| GIVEN RECORDS |
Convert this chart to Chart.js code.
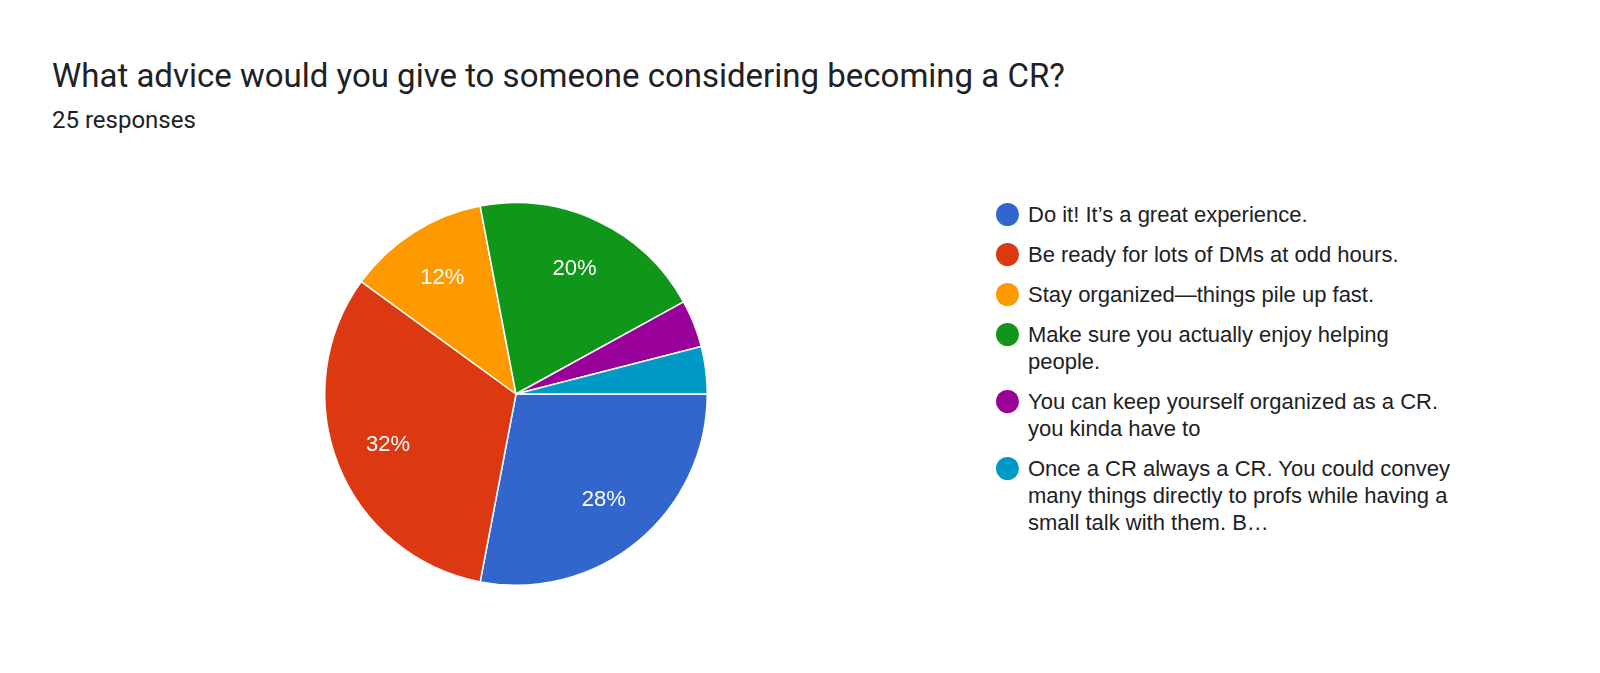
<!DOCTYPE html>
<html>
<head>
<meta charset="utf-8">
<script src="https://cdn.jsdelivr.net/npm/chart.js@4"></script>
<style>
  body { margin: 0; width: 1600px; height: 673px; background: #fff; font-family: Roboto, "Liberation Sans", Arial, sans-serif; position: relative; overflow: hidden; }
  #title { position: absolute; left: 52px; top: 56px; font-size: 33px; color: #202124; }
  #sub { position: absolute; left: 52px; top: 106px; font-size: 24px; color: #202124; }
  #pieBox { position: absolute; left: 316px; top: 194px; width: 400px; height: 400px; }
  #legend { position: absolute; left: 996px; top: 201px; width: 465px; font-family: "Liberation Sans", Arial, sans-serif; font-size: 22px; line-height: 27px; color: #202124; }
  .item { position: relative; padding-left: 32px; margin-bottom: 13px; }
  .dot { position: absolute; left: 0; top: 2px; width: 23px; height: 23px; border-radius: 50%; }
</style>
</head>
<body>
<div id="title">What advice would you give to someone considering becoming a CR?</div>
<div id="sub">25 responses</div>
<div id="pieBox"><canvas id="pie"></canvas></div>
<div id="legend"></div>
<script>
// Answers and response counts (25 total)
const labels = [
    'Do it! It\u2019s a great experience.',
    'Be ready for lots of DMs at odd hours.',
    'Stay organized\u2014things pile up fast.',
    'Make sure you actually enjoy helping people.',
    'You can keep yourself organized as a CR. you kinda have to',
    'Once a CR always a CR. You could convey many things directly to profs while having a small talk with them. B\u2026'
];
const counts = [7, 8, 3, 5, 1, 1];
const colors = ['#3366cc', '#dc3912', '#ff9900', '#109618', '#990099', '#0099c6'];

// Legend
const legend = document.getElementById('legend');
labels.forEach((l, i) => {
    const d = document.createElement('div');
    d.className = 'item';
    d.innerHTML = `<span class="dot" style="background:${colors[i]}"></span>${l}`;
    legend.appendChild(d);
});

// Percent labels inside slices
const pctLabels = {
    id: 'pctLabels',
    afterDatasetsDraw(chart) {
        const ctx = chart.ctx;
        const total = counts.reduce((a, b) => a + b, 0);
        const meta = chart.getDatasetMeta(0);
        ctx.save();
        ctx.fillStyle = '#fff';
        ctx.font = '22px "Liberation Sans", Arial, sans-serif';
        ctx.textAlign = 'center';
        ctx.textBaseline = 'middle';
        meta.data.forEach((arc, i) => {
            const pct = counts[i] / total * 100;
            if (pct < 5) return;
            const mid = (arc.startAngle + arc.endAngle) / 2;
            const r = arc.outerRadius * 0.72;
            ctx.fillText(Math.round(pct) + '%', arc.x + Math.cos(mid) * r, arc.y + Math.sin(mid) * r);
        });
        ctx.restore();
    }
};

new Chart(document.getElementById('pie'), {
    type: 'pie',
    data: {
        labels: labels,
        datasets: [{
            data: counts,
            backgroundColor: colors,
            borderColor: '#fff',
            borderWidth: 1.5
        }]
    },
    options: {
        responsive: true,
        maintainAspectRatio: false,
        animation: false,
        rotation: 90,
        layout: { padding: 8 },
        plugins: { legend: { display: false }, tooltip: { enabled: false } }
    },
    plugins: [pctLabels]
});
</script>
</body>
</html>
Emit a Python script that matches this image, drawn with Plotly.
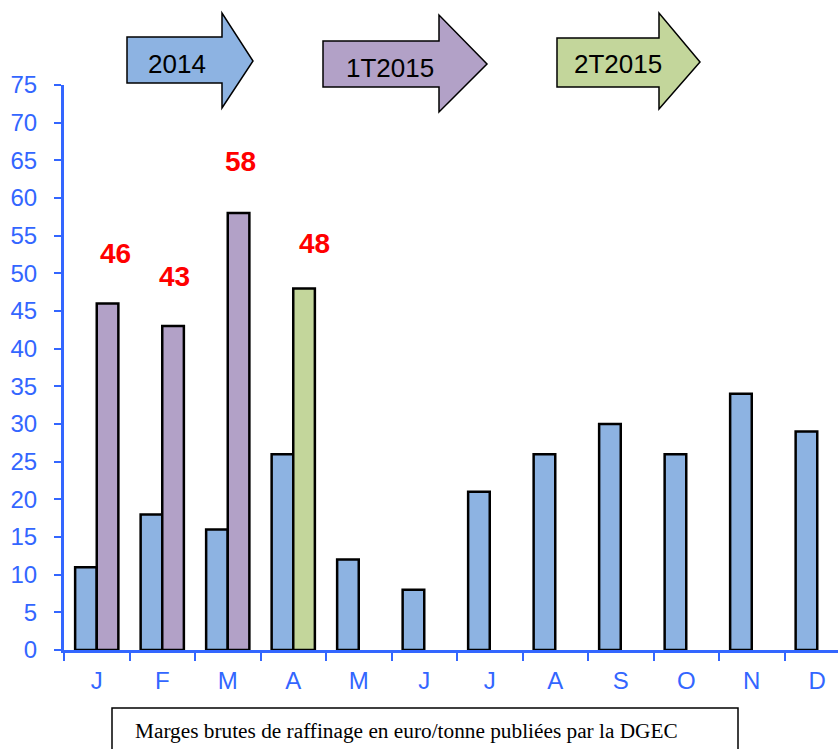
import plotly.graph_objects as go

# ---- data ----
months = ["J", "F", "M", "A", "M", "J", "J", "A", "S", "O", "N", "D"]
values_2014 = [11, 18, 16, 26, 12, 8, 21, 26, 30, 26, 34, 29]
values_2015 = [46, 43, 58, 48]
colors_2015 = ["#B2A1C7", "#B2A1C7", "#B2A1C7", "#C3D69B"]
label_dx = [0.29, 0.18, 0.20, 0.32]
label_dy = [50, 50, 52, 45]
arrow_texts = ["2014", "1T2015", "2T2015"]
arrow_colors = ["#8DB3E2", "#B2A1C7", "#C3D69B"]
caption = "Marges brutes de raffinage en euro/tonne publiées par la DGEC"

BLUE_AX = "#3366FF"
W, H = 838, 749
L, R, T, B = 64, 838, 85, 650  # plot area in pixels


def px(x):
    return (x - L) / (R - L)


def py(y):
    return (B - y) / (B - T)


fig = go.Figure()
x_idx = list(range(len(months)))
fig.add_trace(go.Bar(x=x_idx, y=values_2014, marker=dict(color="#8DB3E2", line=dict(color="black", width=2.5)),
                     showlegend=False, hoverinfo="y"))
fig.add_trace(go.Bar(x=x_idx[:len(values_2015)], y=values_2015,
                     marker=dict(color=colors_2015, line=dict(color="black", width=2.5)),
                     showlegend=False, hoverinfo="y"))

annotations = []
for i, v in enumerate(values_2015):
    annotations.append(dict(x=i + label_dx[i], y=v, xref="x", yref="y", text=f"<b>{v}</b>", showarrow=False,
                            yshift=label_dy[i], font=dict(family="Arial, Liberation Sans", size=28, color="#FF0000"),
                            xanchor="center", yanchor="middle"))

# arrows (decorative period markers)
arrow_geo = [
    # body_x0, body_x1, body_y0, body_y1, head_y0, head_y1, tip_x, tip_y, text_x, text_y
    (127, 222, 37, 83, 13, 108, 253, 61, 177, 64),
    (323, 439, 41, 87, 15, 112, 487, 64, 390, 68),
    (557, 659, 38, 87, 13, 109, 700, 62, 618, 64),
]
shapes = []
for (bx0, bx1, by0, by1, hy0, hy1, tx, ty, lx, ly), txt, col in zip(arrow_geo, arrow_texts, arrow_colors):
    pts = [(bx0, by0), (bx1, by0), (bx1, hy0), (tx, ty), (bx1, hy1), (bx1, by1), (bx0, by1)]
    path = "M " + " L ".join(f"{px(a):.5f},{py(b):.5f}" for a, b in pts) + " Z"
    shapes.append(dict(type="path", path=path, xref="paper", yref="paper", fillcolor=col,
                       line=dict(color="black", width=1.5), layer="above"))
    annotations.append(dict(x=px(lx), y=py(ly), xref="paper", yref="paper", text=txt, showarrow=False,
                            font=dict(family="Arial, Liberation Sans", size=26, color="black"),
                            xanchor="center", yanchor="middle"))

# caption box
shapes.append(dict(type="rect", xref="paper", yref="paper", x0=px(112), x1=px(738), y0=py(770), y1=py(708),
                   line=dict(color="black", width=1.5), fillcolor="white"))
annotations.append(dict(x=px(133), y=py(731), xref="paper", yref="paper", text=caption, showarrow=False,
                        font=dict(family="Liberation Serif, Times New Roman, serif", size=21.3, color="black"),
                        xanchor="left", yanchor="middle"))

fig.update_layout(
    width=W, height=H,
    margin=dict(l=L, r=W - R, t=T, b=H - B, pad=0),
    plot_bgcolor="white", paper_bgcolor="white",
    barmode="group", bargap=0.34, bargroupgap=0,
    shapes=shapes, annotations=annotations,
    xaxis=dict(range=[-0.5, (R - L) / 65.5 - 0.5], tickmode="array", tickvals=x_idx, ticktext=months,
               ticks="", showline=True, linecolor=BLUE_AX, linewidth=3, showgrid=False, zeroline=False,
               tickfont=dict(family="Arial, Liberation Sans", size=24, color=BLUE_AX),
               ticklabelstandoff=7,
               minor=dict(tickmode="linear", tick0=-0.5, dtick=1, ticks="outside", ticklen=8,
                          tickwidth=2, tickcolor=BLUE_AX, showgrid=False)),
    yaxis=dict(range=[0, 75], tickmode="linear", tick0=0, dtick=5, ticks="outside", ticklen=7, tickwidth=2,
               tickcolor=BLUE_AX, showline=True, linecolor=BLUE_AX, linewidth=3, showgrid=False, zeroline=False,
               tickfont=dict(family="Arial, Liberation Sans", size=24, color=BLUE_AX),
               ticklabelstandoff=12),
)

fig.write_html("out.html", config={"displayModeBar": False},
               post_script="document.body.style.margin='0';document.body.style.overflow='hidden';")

| INSTRUCTION |
In your copy of the listing above, reproduce each line exactly and omit all pictures.

| OUTPUT BELOW |
Convert this chart to Chart.js code.
<!DOCTYPE html>
<html>
<head>
<meta charset="utf-8">
<script src="https://cdn.jsdelivr.net/npm/chart.js@4"></script>
<style>
  body { margin: 0; width: 1600px; height: 673px; background: #fff; font-family: Roboto, "Liberation Sans", Arial, sans-serif; position: relative; overflow: hidden; }
  #title { position: absolute; left: 52px; top: 56px; font-size: 33px; color: #202124; }
  #sub { position: absolute; left: 52px; top: 106px; font-size: 24px; color: #202124; }
  #pieBox { position: absolute; left: 316px; top: 194px; width: 400px; height: 400px; }
  #legend { position: absolute; left: 996px; top: 201px; width: 465px; font-family: "Liberation Sans", Arial, sans-serif; font-size: 22px; line-height: 27px; color: #202124; }
  .item { position: relative; padding-left: 32px; margin-bottom: 13px; }
  .dot { position: absolute; left: 0; top: 2px; width: 23px; height: 23px; border-radius: 50%; }
</style>
</head>
<body>
<div id="title">What advice would you give to someone considering becoming a CR?</div>
<div id="sub">25 responses</div>
<div id="pieBox"><canvas id="pie"></canvas></div>
<div id="legend"></div>
<script>
// Answers and response counts (25 total)
const labels = [
    'Do it! It\u2019s a great experience.',
    'Be ready for lots of DMs at odd hours.',
    'Stay organized\u2014things pile up fast.',
    'Make sure you actually enjoy helping people.',
    'You can keep yourself organized as a CR. you kinda have to',
    'Once a CR always a CR. You could convey many things directly to profs while having a small talk with them. B\u2026'
];
const counts = [7, 8, 3, 5, 1, 1];
const colors = ['#3366cc', '#dc3912', '#ff9900', '#109618', '#990099', '#0099c6'];

// Legend
const legend = document.getElementById('legend');
labels.forEach((l, i) => {
    const d = document.createElement('div');
    d.className = 'item';
    d.innerHTML = `<span class="dot" style="background:${colors[i]}"></span>${l}`;
    legend.appendChild(d);
});

// Percent labels inside slices
const pctLabels = {
    id: 'pctLabels',
    afterDatasetsDraw(chart) {
        const ctx = chart.ctx;
        const total = counts.reduce((a, b) => a + b, 0);
        const meta = chart.getDatasetMeta(0);
        ctx.save();
        ctx.fillStyle = '#fff';
        ctx.font = '22px "Liberation Sans", Arial, sans-serif';
        ctx.textAlign = 'center';
        ctx.textBaseline = 'middle';
        meta.data.forEach((arc, i) => {
            const pct = counts[i] / total * 100;
            if (pct < 5) return;
            const mid = (arc.startAngle + arc.endAngle) / 2;
            const r = arc.outerRadius * 0.72;
            ctx.fillText(Math.round(pct) + '%', arc.x + Math.cos(mid) * r, arc.y + Math.sin(mid) * r);
        });
        ctx.restore();
    }
};

new Chart(document.getElementById('pie'), {
    type: 'pie',
    data: {
        labels: labels,
        datasets: [{
            data: counts,
            backgroundColor: colors,
            borderColor: '#fff',
            borderWidth: 1.5
        }]
    },
    options: {
        responsive: true,
        maintainAspectRatio: false,
        animation: false,
        rotation: 90,
        layout: { padding: 8 },
        plugins: { legend: { display: false }, tooltip: { enabled: false } }
    },
    plugins: [pctLabels]
});
</script>
</body>
</html>
Emit a Python script that matches this image, drawn with Plotly.
import plotly.graph_objects as go

# ---- data ----
months = ["J", "F", "M", "A", "M", "J", "J", "A", "S", "O", "N", "D"]
values_2014 = [11, 18, 16, 26, 12, 8, 21, 26, 30, 26, 34, 29]
values_2015 = [46, 43, 58, 48]
colors_2015 = ["#B2A1C7", "#B2A1C7", "#B2A1C7", "#C3D69B"]
label_dx = [0.29, 0.18, 0.20, 0.32]
label_dy = [50, 50, 52, 45]
arrow_texts = ["2014", "1T2015", "2T2015"]
arrow_colors = ["#8DB3E2", "#B2A1C7", "#C3D69B"]
caption = "Marges brutes de raffinage en euro/tonne publiées par la DGEC"

BLUE_AX = "#3366FF"
W, H = 838, 749
L, R, T, B = 64, 838, 85, 650  # plot area in pixels


def px(x):
    return (x - L) / (R - L)


def py(y):
    return (B - y) / (B - T)


fig = go.Figure()
x_idx = list(range(len(months)))
fig.add_trace(go.Bar(x=x_idx, y=values_2014, marker=dict(color="#8DB3E2", line=dict(color="black", width=2.5)),
                     showlegend=False, hoverinfo="y"))
fig.add_trace(go.Bar(x=x_idx[:len(values_2015)], y=values_2015,
                     marker=dict(color=colors_2015, line=dict(color="black", width=2.5)),
                     showlegend=False, hoverinfo="y"))

annotations = []
for i, v in enumerate(values_2015):
    annotations.append(dict(x=i + label_dx[i], y=v, xref="x", yref="y", text=f"<b>{v}</b>", showarrow=False,
                            yshift=label_dy[i], font=dict(family="Arial, Liberation Sans", size=28, color="#FF0000"),
                            xanchor="center", yanchor="middle"))

# arrows (decorative period markers)
arrow_geo = [
    # body_x0, body_x1, body_y0, body_y1, head_y0, head_y1, tip_x, tip_y, text_x, text_y
    (127, 222, 37, 83, 13, 108, 253, 61, 177, 64),
    (323, 439, 41, 87, 15, 112, 487, 64, 390, 68),
    (557, 659, 38, 87, 13, 109, 700, 62, 618, 64),
]
shapes = []
for (bx0, bx1, by0, by1, hy0, hy1, tx, ty, lx, ly), txt, col in zip(arrow_geo, arrow_texts, arrow_colors):
    pts = [(bx0, by0), (bx1, by0), (bx1, hy0), (tx, ty), (bx1, hy1), (bx1, by1), (bx0, by1)]
    path = "M " + " L ".join(f"{px(a):.5f},{py(b):.5f}" for a, b in pts) + " Z"
    shapes.append(dict(type="path", path=path, xref="paper", yref="paper", fillcolor=col,
                       line=dict(color="black", width=1.5), layer="above"))
    annotations.append(dict(x=px(lx), y=py(ly), xref="paper", yref="paper", text=txt, showarrow=False,
                            font=dict(family="Arial, Liberation Sans", size=26, color="black"),
                            xanchor="center", yanchor="middle"))

# caption box
shapes.append(dict(type="rect", xref="paper", yref="paper", x0=px(112), x1=px(738), y0=py(770), y1=py(708),
                   line=dict(color="black", width=1.5), fillcolor="white"))
annotations.append(dict(x=px(133), y=py(731), xref="paper", yref="paper", text=caption, showarrow=False,
                        font=dict(family="Liberation Serif, Times New Roman, serif", size=21.3, color="black"),
                        xanchor="left", yanchor="middle"))

fig.update_layout(
    width=W, height=H,
    margin=dict(l=L, r=W - R, t=T, b=H - B, pad=0),
    plot_bgcolor="white", paper_bgcolor="white",
    barmode="group", bargap=0.34, bargroupgap=0,
    shapes=shapes, annotations=annotations,
    xaxis=dict(range=[-0.5, (R - L) / 65.5 - 0.5], tickmode="array", tickvals=x_idx, ticktext=months,
               ticks="", showline=True, linecolor=BLUE_AX, linewidth=3, showgrid=False, zeroline=False,
               tickfont=dict(family="Arial, Liberation Sans", size=24, color=BLUE_AX),
               ticklabelstandoff=7,
               minor=dict(tickmode="linear", tick0=-0.5, dtick=1, ticks="outside", ticklen=8,
                          tickwidth=2, tickcolor=BLUE_AX, showgrid=False)),
    yaxis=dict(range=[0, 75], tickmode="linear", tick0=0, dtick=5, ticks="outside", ticklen=7, tickwidth=2,
               tickcolor=BLUE_AX, showline=True, linecolor=BLUE_AX, linewidth=3, showgrid=False, zeroline=False,
               tickfont=dict(family="Arial, Liberation Sans", size=24, color=BLUE_AX),
               ticklabelstandoff=12),
)

fig.write_html("out.html", config={"displayModeBar": False},
               post_script="document.body.style.margin='0';document.body.style.overflow='hidden';")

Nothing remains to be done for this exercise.